### [Data]

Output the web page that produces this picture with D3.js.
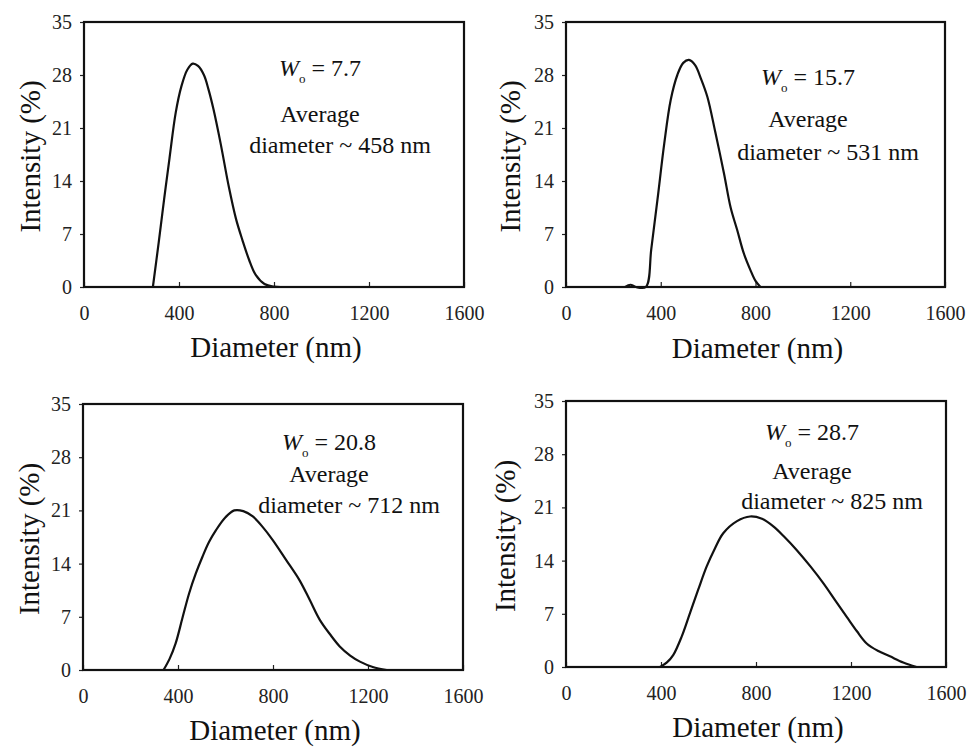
<!DOCTYPE html>
<html><head><meta charset="utf-8">
<script src="https://cdn.jsdelivr.net/npm/d3@7"></script>
</head>
<body style="margin:0">
<svg id="chart" width="971" height="747"></svg>
<script>
// ---------- data ----------
const xTicks = [0, 400, 800, 1200, 1600];
const yTicks = [0, 7, 14, 21, 28, 35];
const xTitle = "Diameter (nm)";
const yTitle = "Intensity (%)";

const woValues = ["7.7", "15.7", "20.8", "28.7"];
const avgDiameters = ["458", "531", "712", "825"];

const diam1 = [290, 315, 337, 360, 386, 410, 435, 458, 480, 505, 525, 545, 575, 610, 640, 667, 695, 723, 760, 800, 830];
const int1  = [0, 6, 11.5, 17, 23, 26.5, 28.7, 29.5, 29.2, 28, 26, 23.5, 19, 13.2, 9, 6.2, 3.6, 1.6, 0.4, 0.05, 0];

const diam2 = [250, 272, 295, 337, 360, 386, 415, 442, 470, 495, 519, 545, 570, 597, 630, 667, 695, 723, 750, 779, 800, 821];
const int2  = [0, 0.3, 0, 0, 5, 11.5, 19, 24.7, 28, 29.6, 30, 29.3, 27.5, 25.1, 20.5, 15, 10.5, 7.5, 4.5, 2.2, 0.8, 0];

const diam3 = [339, 365, 390, 420, 447, 475, 503, 530, 560, 600, 637, 675, 715, 757, 799, 855, 912, 955, 997, 1040, 1081, 1125, 1166, 1220, 1279];
const int3  = [0, 1.5, 3.5, 7, 10.1, 12.7, 14.9, 16.8, 18.4, 20.1, 21, 20.9, 20.2, 18.8, 17.1, 14.5, 11.8, 9.2, 6.6, 4.7, 3.1, 1.9, 1.1, 0.4, 0];

const diam4 = [396, 425, 452, 487, 522, 557, 592, 627, 662, 720, 775, 825, 873, 920, 971, 1030, 1084, 1135, 1182, 1225, 1266, 1315, 1364, 1420, 1476];
const int4  = [0, 0.6, 1.6, 4, 7.1, 10.2, 13.2, 15.6, 17.6, 19.2, 19.8, 19.5, 18.5, 17.1, 15.4, 13.2, 11, 8.7, 6.6, 4.7, 3.1, 2.1, 1.4, 0.6, 0];

const seriesDiam = [diam1, diam2, diam3, diam4];
const seriesInt = [int1, int2, int3, int4];

// ---------- layout ----------
const panels = [
  { x: 84,  y: 22,  w: 380, h: 265, ax: 236, ab: [54, 100, 131], yt: 30,  xtY: 357 },
  { x: 566, y: 22,  w: 379, h: 265, ax: 242, ab: [63, 105, 138], yt: 510, xtY: 358 },
  { x: 83,  y: 404, w: 380, h: 266, ax: 246, ab: [46, 78, 109],  yt: 29,  xtY: 740 },
  { x: 566, y: 401, w: 380, h: 266, ax: 246, ab: [39, 78, 108],  yt: 505, xtY: 737 }
];

function serif(sel, size) {
  return sel.attr("font-family", "Liberation Serif").attr("font-size", size)
    .style("font-family", "'Liberation Serif'").style("font-size", size + "px");
}

const svg = d3.select("#chart");

panels.forEach((p, i) => {
  const g = svg.append("g").attr("transform", "translate(" + p.x + "," + p.y + ")");
  const x = d3.scaleLinear().domain([0, 1600]).range([0, p.w]);
  const y = d3.scaleLinear().domain([0, 35]).range([p.h, 0]);

  // axes
  const gx = g.append("g").attr("transform", "translate(0," + p.h + ")")
    .call(d3.axisBottom(x).tickValues(xTicks).tickSizeInner(-5).tickSizeOuter(0).tickPadding(19).tickFormat(d3.format("d")));
  const gy = g.append("g")
    .call(d3.axisLeft(y).tickValues(yTicks).tickSizeInner(4).tickSizeOuter(0).tickPadding(8).tickFormat(d3.format("d")));
  [gx, gy].forEach(a => {
    a.attr("font-family", "Liberation Serif");
    a.select(".domain").remove();
    a.selectAll("line").attr("stroke", "#222").attr("stroke-width", 1.2);
    serif(a.selectAll("text"), 20).attr("fill", "#222");
  });

  // box
  g.append("rect").attr("width", p.w).attr("height", p.h)
    .attr("fill", "none").attr("stroke", "#111").attr("stroke-width", 2.2);

  // curve
  const pts = seriesDiam[i].map((d, k) => [d, seriesInt[i][k]]);
  const line = d3.line().x(d => x(d[0])).y(d => Math.min(y(d[1]), p.h)).curve(d3.curveCatmullRom.alpha(0.5));
  g.append("path").datum(pts).attr("d", line).attr("fill", "none")
    .attr("stroke", "#111").attr("stroke-width", 2.2).attr("stroke-linejoin", "round");

  // annotation
  const t1 = serif(g.append("text"), 24).attr("x", p.ax).attr("y", p.ab[0]).attr("text-anchor", "middle").attr("fill", "#111");
  t1.append("tspan").attr("font-style", "italic").style("font-style", "italic").text("W");
  t1.append("tspan").attr("dy", 7).attr("font-size", 13).style("font-size", "13px").text("o");
  t1.append("tspan").attr("dy", -7).text(" = " + woValues[i]);
  serif(g.append("text"), 24).attr("x", p.ax).attr("y", p.ab[1]).attr("text-anchor", "middle").attr("fill", "#111").text("Average");
  serif(g.append("text"), 24).attr("x", p.ax + 20).attr("y", p.ab[2]).attr("text-anchor", "middle").attr("fill", "#111")
    .text("diameter ~ " + avgDiameters[i] + " nm");

  // axis titles
  serif(svg.append("text"), 29).attr("x", p.x + p.w / 2 + 2).attr("y", p.xtY).attr("text-anchor", "middle")
    .attr("fill", "#111").text(xTitle);
  serif(svg.append("text"), 29).attr("transform", "translate(" + (p.yt + 10) + "," + (p.y + p.h / 2 + 2) + ") rotate(-90)")
    .attr("text-anchor", "middle").attr("fill", "#111").text(yTitle);
});
</script>
</body></html>
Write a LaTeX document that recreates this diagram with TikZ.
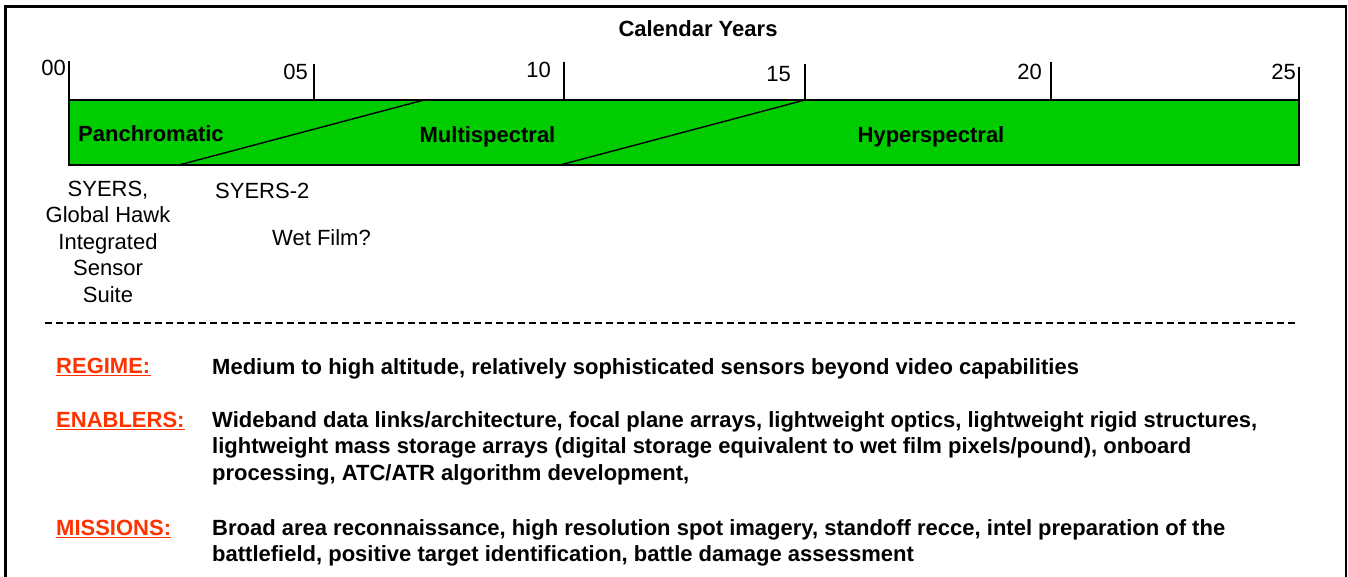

### [Short exercise]
The records above need to be restated word for word, with the pictures left out.

### [Output]
Output the web page that produces this picture with D3.js.
<!DOCTYPE html>
<html><head><meta charset="utf-8">
<script src="https://cdn.jsdelivr.net/npm/d3@7"></script>
</head>
<body style="margin:0">
<svg id="chart" width="971" height="747"></svg>
<script>
// ---------- data ----------
const xTicks = [0, 400, 800, 1200, 1600];
const yTicks = [0, 7, 14, 21, 28, 35];
const xTitle = "Diameter (nm)";
const yTitle = "Intensity (%)";

const woValues = ["7.7", "15.7", "20.8", "28.7"];
const avgDiameters = ["458", "531", "712", "825"];

const diam1 = [290, 315, 337, 360, 386, 410, 435, 458, 480, 505, 525, 545, 575, 610, 640, 667, 695, 723, 760, 800, 830];
const int1  = [0, 6, 11.5, 17, 23, 26.5, 28.7, 29.5, 29.2, 28, 26, 23.5, 19, 13.2, 9, 6.2, 3.6, 1.6, 0.4, 0.05, 0];

const diam2 = [250, 272, 295, 337, 360, 386, 415, 442, 470, 495, 519, 545, 570, 597, 630, 667, 695, 723, 750, 779, 800, 821];
const int2  = [0, 0.3, 0, 0, 5, 11.5, 19, 24.7, 28, 29.6, 30, 29.3, 27.5, 25.1, 20.5, 15, 10.5, 7.5, 4.5, 2.2, 0.8, 0];

const diam3 = [339, 365, 390, 420, 447, 475, 503, 530, 560, 600, 637, 675, 715, 757, 799, 855, 912, 955, 997, 1040, 1081, 1125, 1166, 1220, 1279];
const int3  = [0, 1.5, 3.5, 7, 10.1, 12.7, 14.9, 16.8, 18.4, 20.1, 21, 20.9, 20.2, 18.8, 17.1, 14.5, 11.8, 9.2, 6.6, 4.7, 3.1, 1.9, 1.1, 0.4, 0];

const diam4 = [396, 425, 452, 487, 522, 557, 592, 627, 662, 720, 775, 825, 873, 920, 971, 1030, 1084, 1135, 1182, 1225, 1266, 1315, 1364, 1420, 1476];
const int4  = [0, 0.6, 1.6, 4, 7.1, 10.2, 13.2, 15.6, 17.6, 19.2, 19.8, 19.5, 18.5, 17.1, 15.4, 13.2, 11, 8.7, 6.6, 4.7, 3.1, 2.1, 1.4, 0.6, 0];

const seriesDiam = [diam1, diam2, diam3, diam4];
const seriesInt = [int1, int2, int3, int4];

// ---------- layout ----------
const panels = [
  { x: 84,  y: 22,  w: 380, h: 265, ax: 236, ab: [54, 100, 131], yt: 30,  xtY: 357 },
  { x: 566, y: 22,  w: 379, h: 265, ax: 242, ab: [63, 105, 138], yt: 510, xtY: 358 },
  { x: 83,  y: 404, w: 380, h: 266, ax: 246, ab: [46, 78, 109],  yt: 29,  xtY: 740 },
  { x: 566, y: 401, w: 380, h: 266, ax: 246, ab: [39, 78, 108],  yt: 505, xtY: 737 }
];

function serif(sel, size) {
  return sel.attr("font-family", "Liberation Serif").attr("font-size", size)
    .style("font-family", "'Liberation Serif'").style("font-size", size + "px");
}

const svg = d3.select("#chart");

panels.forEach((p, i) => {
  const g = svg.append("g").attr("transform", "translate(" + p.x + "," + p.y + ")");
  const x = d3.scaleLinear().domain([0, 1600]).range([0, p.w]);
  const y = d3.scaleLinear().domain([0, 35]).range([p.h, 0]);

  // axes
  const gx = g.append("g").attr("transform", "translate(0," + p.h + ")")
    .call(d3.axisBottom(x).tickValues(xTicks).tickSizeInner(-5).tickSizeOuter(0).tickPadding(19).tickFormat(d3.format("d")));
  const gy = g.append("g")
    .call(d3.axisLeft(y).tickValues(yTicks).tickSizeInner(4).tickSizeOuter(0).tickPadding(8).tickFormat(d3.format("d")));
  [gx, gy].forEach(a => {
    a.attr("font-family", "Liberation Serif");
    a.select(".domain").remove();
    a.selectAll("line").attr("stroke", "#222").attr("stroke-width", 1.2);
    serif(a.selectAll("text"), 20).attr("fill", "#222");
  });

  // box
  g.append("rect").attr("width", p.w).attr("height", p.h)
    .attr("fill", "none").attr("stroke", "#111").attr("stroke-width", 2.2);

  // curve
  const pts = seriesDiam[i].map((d, k) => [d, seriesInt[i][k]]);
  const line = d3.line().x(d => x(d[0])).y(d => Math.min(y(d[1]), p.h)).curve(d3.curveCatmullRom.alpha(0.5));
  g.append("path").datum(pts).attr("d", line).attr("fill", "none")
    .attr("stroke", "#111").attr("stroke-width", 2.2).attr("stroke-linejoin", "round");

  // annotation
  const t1 = serif(g.append("text"), 24).attr("x", p.ax).attr("y", p.ab[0]).attr("text-anchor", "middle").attr("fill", "#111");
  t1.append("tspan").attr("font-style", "italic").style("font-style", "italic").text("W");
  t1.append("tspan").attr("dy", 7).attr("font-size", 13).style("font-size", "13px").text("o");
  t1.append("tspan").attr("dy", -7).text(" = " + woValues[i]);
  serif(g.append("text"), 24).attr("x", p.ax).attr("y", p.ab[1]).attr("text-anchor", "middle").attr("fill", "#111").text("Average");
  serif(g.append("text"), 24).attr("x", p.ax + 20).attr("y", p.ab[2]).attr("text-anchor", "middle").attr("fill", "#111")
    .text("diameter ~ " + avgDiameters[i] + " nm");

  // axis titles
  serif(svg.append("text"), 29).attr("x", p.x + p.w / 2 + 2).attr("y", p.xtY).attr("text-anchor", "middle")
    .attr("fill", "#111").text(xTitle);
  serif(svg.append("text"), 29).attr("transform", "translate(" + (p.yt + 10) + "," + (p.y + p.h / 2 + 2) + ") rotate(-90)")
    .attr("text-anchor", "middle").attr("fill", "#111").text(yTitle);
});
</script>
</body></html>
Write a LaTeX document that recreates this diagram with TikZ.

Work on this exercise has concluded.